En 2019 la violence, les tensions et les assassinats ont une fois de plus fait la une de l'actualité. En Corse, la parole citoyenne se libère contre la grande criminalité et la dérive mafieuse.
"C’est pire que la Sicile car nous n’avons pas l’économie de la Sicile et la population de la Sicile. Le peu d’économie que nous avons est complètement accaparé par des forces qui ont des chevaux de troie, qui sont des voyous", déclarait Leo Battesti, Porte-parole du collectif anti-mafia "A Maffia no / A vita iè" suite à l'assassinat de Maxime Susini.
Le 12 septembre dernier, ce militant nationaliste avait été tué dans son village de Cargèse. Immédiatement, la population s'indigne et se lève. Dès l’annonce de sa mort, Core in Fronte dont il était militant, avait publié un communiqué dénonçant "les groupes mafieux qui se permettent de tuer et de faire la loi".
Dénoncer ces actes
Deux collectifs sont créés à la suite de cet assassinat : le collectif Massimu Susini et le collectif anti-mafia "A Maffia no / A vita iè". Leur objectif, mettre un mot sur le mal et le combattre. Pour cela, des initiatives sont lancées, dès les premières réunions, l'ingérence des pouvoirs publics est pointée du doigt.
Le 25 septembre, le débat s'invite dans l'hémicycle, à l'Assemblée de corse. Par la suite, en novembre dernier, le collectif Massimu Susini adresse notamment une lettre à la collectivité de Corse et une à la préfète de région. Il y dénonce une inaction des institutions contre la mafia, notamment dans le secteur foncier, et s’inquiète d’"un glissement de la société vers un sombre avenir".
Lutter judiciairement
Les collectifs demandent concrètement des moyens de lutter judiciairement contre la Mafia. Ces propos sont par ailleurs appuyés par les experts :
Il y a un problème de formulation des chefs d’inculpation, la répression du crime organisé en France repose sur la bande organisée et ne permet pas de voir les relations avec l’extérieur. Que ce soit l’emprise sur un territoire ou un marché et/ou les rapports de collaboration soit avec d’autres bandes soit avec d’autres acteurs de la sphère économique et politique, explique Tommaso Giuriati, sociologue doctorant.
En réponse les représentants de l'Etat seule autorité compétente en matière de police et de justice, s'attardent sur la sémantique. "Je ne souhaite pas employer le mot mafia, je m’inscris sur les questions de sécurité", affirmait sur notre plateau Josiane Chevalier, Préfète de la région.
Les déclarations sur procès-verbal
Reste qu'une seule solution pour rendre justice selon Franck Rastoul, Procureur général de la cour d'appel de Bastia, les déclarations sur procès-verbal.
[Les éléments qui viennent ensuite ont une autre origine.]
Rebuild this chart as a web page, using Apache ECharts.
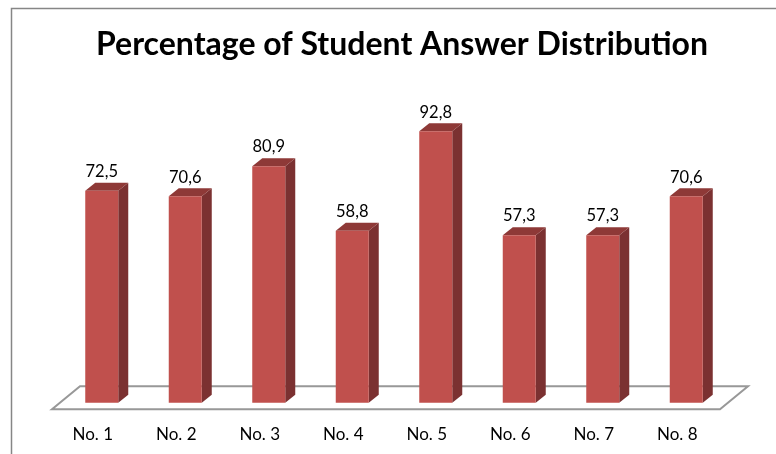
<!DOCTYPE html>
<html><head><meta charset="utf-8">
<script src="https://cdn.jsdelivr.net/npm/echarts@6/dist/echarts.min.js"></script>
<style>html,body{margin:0;padding:0;background:#fff}#c{width:776px;height:454px}</style>
</head><body><div id="c"></div>
<script>
const categories = ['No. 1','No. 2','No. 3','No. 4','No. 5','No. 6','No. 7','No. 8'];
const values = [72.5, 70.6, 80.9, 58.8, 92.8, 57.3, 57.3, 70.6];
const valueLabels = ['72,5','70,6','80,9','58,8','92,8','57,3','57,3','70,6'];

const chart = echarts.init(document.getElementById('c'), null, {renderer:'canvas'});
const BW = 33, DX = 10, DY = 8;
chart.setOption({
  animation:false,
  title:{text:'Percentage of Student Answer Distribution', left:96, top:29, padding:0,
    textStyle:{fontFamily:'Lato', fontWeight:'bold', fontSize:32, color:'#000'}},
  graphic:[{type:'rect', shape:{x:11.5,y:8.5,width:800,height:500}, style:{fill:'none', stroke:'#868686', lineWidth:1.5}, silent:true, z:-10}],
  grid:{left:60, width:668, top:110.3, height:292.4},
  xAxis:{type:'category', data:categories, axisLine:{show:false}, axisTick:{show:false},
    axisLabel:{margin:23, padding:[0,18,0,0], fontFamily:'Lato', fontSize:17, color:'#000'}},
  yAxis:{type:'value', min:0, max:100, show:false, splitLine:{show:false}},
  series:[
    {type:'custom', z:1, data:[[0,0]], renderItem:function(params, api){
      const cs = params.coordSys;
      const yb = cs.y + cs.height;
      const x0 = cs.x - 8, x1 = cs.x + cs.width - 8;
      const pts = [[x0,yb+6.5],[x1,yb+6.5],[x1+28,yb-16.5],[x0+28,yb-16.5]];
      return {type:'polygon', shape:{points:pts}, style:{fill:'#fff', stroke:'#989898', lineWidth:2}};
    }},
    {type:'custom', z:2, data:values.map((v,i)=>[i,v]), renderItem:function(params, api){
      const i = api.value(0), v = api.value(1);
      const top = api.coord([i, v]);
      const bot = api.coord([i, 0]);
      const xl = top[0] - BW/2, xr = top[0] + BW/2;
      const yt = top[1], yb = bot[1];
      return {type:'group', children:[
        {type:'polygon', shape:{points:[[xr,yt],[xr+DX,yt-DY],[xr+DX,yb-DY],[xr,yb]]}, style:{fill:'#7B3131'}},
        {type:'polygon', shape:{points:[[xl,yt],[xr,yt],[xr+DX,yt-DY],[xl+DX,yt-DY]]}, style:{fill:'#8E3937'}},
        {type:'rect', shape:{x:xl, y:yt, width:BW, height:yb-yt}, style:{fill:'#C0504D'}},
        {type:'text', x:top[0], y:yt-19, style:{text:valueLabels[i], align:'center', verticalAlign:'middle', font:'16.5px Lato', fill:'#000'}}
      ]};
    }}
  ]
});
</script></body></html>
Et c'est le choix qu'un homme a fait, Claude Chossat, jugé pour le meurtre de Richard Casanova en 2008 à Porto-Vecchio.
Son procès s'ouvre au mois d'octobre. Verdict, 8 ans de prison : pour la justice, Claude Chossat n'est pas celui qui a tiré sur Richard Casanova, le 23 avril 2008, sur le parking d'une concession automobile à Porto-Vecchio. Mais le "repenti" est reconnu complice de cet assassinat.
Une collaboration avec la justice est reconnue, en échange de ses déclarations, Claude Chossat a obtenu une protection policière, et une liberté surveillée, mais pas le statut de "collaborateur judiciaire", ou "repenti" espéré. Impossible donc pour lui de vivre autrement que sous sa véritable identité, lui qui se dit craindre pour sa sécurité et celle de son entourage.
Une décision que commente Fabrice Rizzoli, Docteur en sciences politiques, spécialiste de la grande criminalité : "A partir du moment où quelqu’un qui a fait partie d’un univers criminel décide d’arrêter, coopère avec la justice, il est important qu’il soit protégé et surtout qu’on envoie un signal qu’il est préférable de collaborer avec la justice plutôt que de rester un voyou".
Par le passé, la Corse a connu de nombreuses situations similaires. Le temps les désaccords et l'absence de résultat judiciaire ont toujours eu raison de ces prises de conscience. Reste à savoir si la problématique sera toujours sur le devant de la scène en 2020.